Amazon Files Applications to Register AMAZON SPHERES, and Sphere Design, as Trademarks

A few days after Amazon announced it was acquiring Whole Foods, it filed two federal trademark applications for something completely unrelated - the AMAZON SPHERES.
What are the Amazon Spheres? Apparently they're giant glass spheres the mega-company is building in downtown Seattle that will house waterfalls, rivers, and tropical gardens. The structures won't be finished until early 2018.

On June 21st, however, Amazon Technologies, Inc. filed two federal trademark applications related to the spheres - one for the words AMAZON SPHERES (which I first thought would be another consumer good) and one for the design seen above (which is described in the application as only a "sphere design").

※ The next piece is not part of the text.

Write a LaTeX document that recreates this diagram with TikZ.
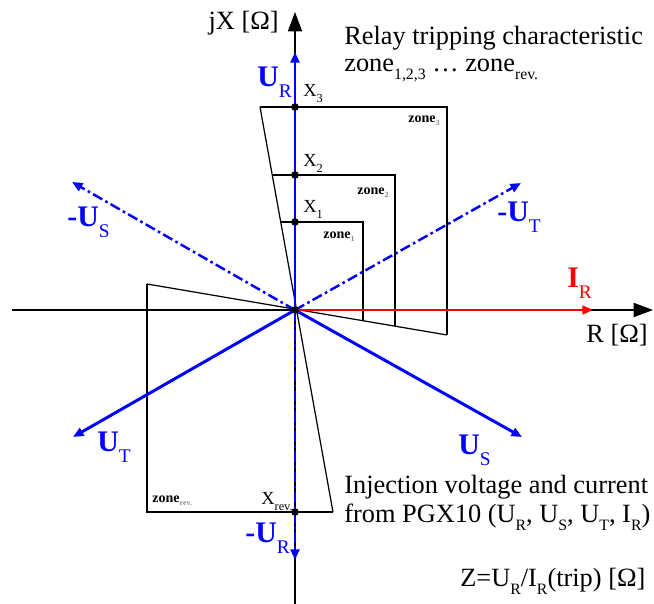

Amazon filed both applications on an intent to use basis, suggesting it is not using the marks in commerce yet but it has a bona fide intention to do so in the near future (which makes sense given the opening date). TMEP 806.01(b); 15 U.S.C. 1051(b). The goods covered by each application are the same and include the following:
  • Paper goods and printed matter (Class 16);
  • Clothing, headgear, footwear (Class 25);
  • Toys and sporting goods (Class 28); and
  • Advertising and business services, retail store and online retail store services (Class 35).
According to my quick search, these two trademark applications bring Amazon's total to 33 applications filed with the U.S. Patent and Trademark Office so far in 2017. These appear to be the first applications related to the "Amazon Sphere," although I suspect there will be more to follow.